IFCC 3Q Interview // Alex Brady
1. How did you get started in your field and what advice can you offer enthusiasts and beginners?
Frankly I still feel like a beginner, but I can describe some milestones that were important to me up to this point. I played a lot with Lego as a kid and always enjoyed building unwieldy monstrosities from my imagination. For being naughty in school I was forced to work on the school production of Oklahoma! and opted to paint the backgrounds. It turned out the punishment was actually great fun, watching the actors rehearse and building my sets, and maybe that’s where I got hooked on show biz. I watched the movie Aliens around then too, that was a major milestone. It still boggles my mind what they did on such a small budget. Total genius. I think the biggest thing after seeing Aliens was finding the work of Syd Mead. My now tattered copy of Oblagon is in terrible shape from the study I’ve poured into it and I still steal ideas from Syd pretty much every day. He is THE man! After school I did a degree in car styling and worked a little in that field, but, I was never that great at it, so left to do my own thing.

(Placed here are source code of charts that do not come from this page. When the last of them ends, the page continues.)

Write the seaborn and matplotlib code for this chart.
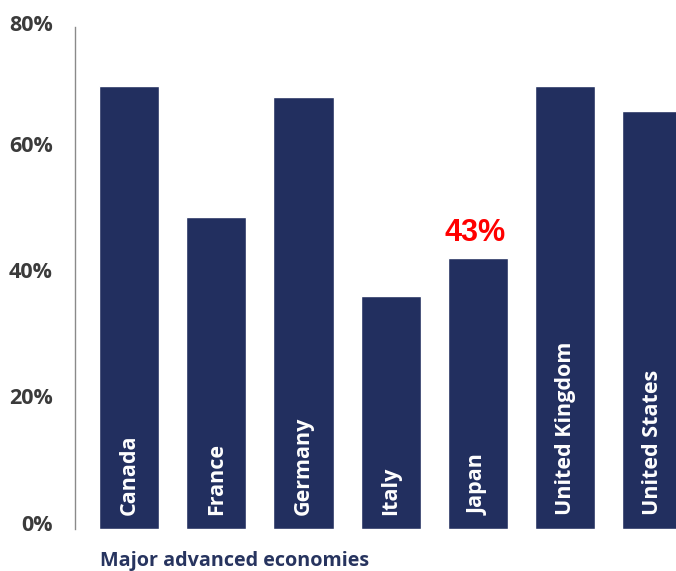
import matplotlib
matplotlib.use("Agg")
import matplotlib.pyplot as plt
import matplotlib.transforms as mtransforms
import pandas as pd
import seaborn as sns

countries = ["Canada", "France", "Germany", "Italy", "Japan", "United Kingdom", "United States"]
shares = [70.0, 49.3, 68.3, 36.9, 42.8, 70.0, 66.1]
highlight_country = "Japan"
highlight_label = "43%"
yticks = [0, 20, 40, 60, 80]
ytick_labels = ["0%", "20%", "40%", "60%", "80%"]

BAR = "#222f5f"

sns.set_theme(style="white")
plt.rcParams["font.family"] = ["Open Sans", "DejaVu Sans"]

df = pd.DataFrame({"country": countries, "share": shares})

fig = plt.figure(figsize=(6.76, 5.71), dpi=100)
ax = fig.add_axes([0.111, 0.0736, 0.889, 0.8861])

sns.barplot(data=df, x="country", y="share", color=BAR, width=0.69,
            saturation=1, ax=ax)

ax.set_xlim(-0.62, 6.27)
ax.set_ylim(0, 80)
ax.set_yticks(yticks)
ax.set_yticklabels(ytick_labels, fontsize=15.5, fontweight="bold", color="#3b3b3b")
ax.tick_params(axis="y", length=0, pad=16)
# lower labels in the original sit a few pixels above their value
shift = mtransforms.ScaledTranslation(0, 6 / 100, fig.dpi_scale_trans)
for lab in ax.get_yticklabels()[:-1]:
    lab.set_transform(lab.get_transform() + shift)
ax.set_xticks([])
ax.set_xlabel("")
ax.set_ylabel("")

for side in ["top", "right", "bottom"]:
    ax.spines[side].set_visible(False)
ax.spines["left"].set_color("#8a8a8a")
ax.spines["left"].set_linewidth(1.0)
ax.spines["left"].set_bounds(0, 79.3)

for i, name in enumerate(countries):
    ax.text(i, 2.2, name, rotation=90, ha="center", va="bottom",
            color="white", fontsize=15.5, fontweight="bold")

j = countries.index(highlight_country)
ax.text(j - 0.03, shares[j] + 1.7, highlight_label, ha="center", va="bottom",
        color="#ff0000", fontsize=22, fontweight="bold", family="Liberation Sans")

fig.text(100 / 676, 1 - 561 / 571, "Major advanced economies", ha="left", va="center",
         color="#27345f", fontsize=14.2, fontweight="bold")

fig.savefig("out.png", dpi=100)
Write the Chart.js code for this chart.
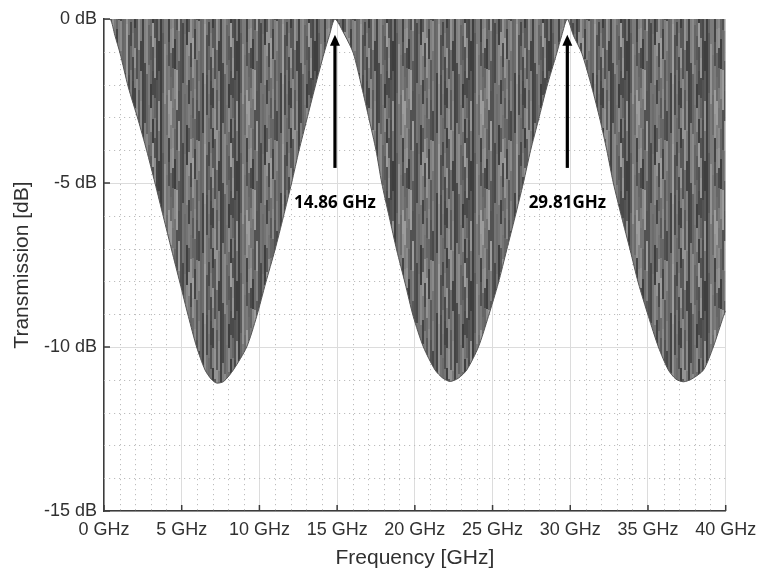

I decided to really get serious around 2008, trying to at least draw one thing every day. Once I got into that routine things seemed to progress surprisingly quickly in terms of capability and career opportunities. I started working on small indie games and then on AAA titles and so on. On the one hand money was often very tight, but I got addicted to working my own hours and have never regretted that decision. My life is like one long string of busy Saturdays rather than a depressing grind and I think that’s worth missing out on the latest phone or cushy apartment for a few years. It can be tough when all your friends go snowboarding or whatever, but when they’re all slogging into the office you’re tucked up in bed and have nothing to do but drawing later on. Stick with it, it’s wicked!
2. What was your favorite project so far and why?
Like everyone I’ve had a few dodgy clients over the years but I think overall I’ve been very lucky with who I’ve worked it. I enjoyed working on Battlefield because although the work rate was high, the workflow was extremely well organized and easy to manage. Sometimes the pressure itself can be a blast. Working in London on Guardians of the Galaxy with Jonas De Ro, Nadia Mogilev, Mark Tompkins, Ravi Bansal was a tremendously exciting time, and really made me realize how hard-working and talented folks working in SFX are. Like wow!
As far as the most creative freedom I’ve had, that was when I was working on Bastiaan Koch’s indie movie project “Is This Heaven”. Bastiaan encouraged me to work how I felt was right and that was really cool and fun!
3. How will you be involved in IFCC 2015 and what do you expect from the festival?
I’m really flattered that people are interested in how I work, so I want to respond by doing lots of demos and collabs, making sure everyone has a fun, engaging time. I spend most of my working time alone in a quiet room with only the Internet keeping me company so can be a bit shy and weird when in a big crowd. Please don’t be offended!! On the other hand I LOVE geeking out – I mean thoughtfully discussing- about art, science, science fiction, movies, art history, you name it. My favorite thing is collabing with people, so if someone gives me a sketch I see where I can take it and then return it. That kind of thing. As a byproduct of this process we talk about our techniques and swap ideas. That kind of interaction is among the most fun you can have with your clothes on. And of course I’m excited about all the art heroes that will be at IFCC 2015 who’s work I’ve studied and enjoyed. I’ll have my notebook out and try to listen carefully. Really looking forward to that!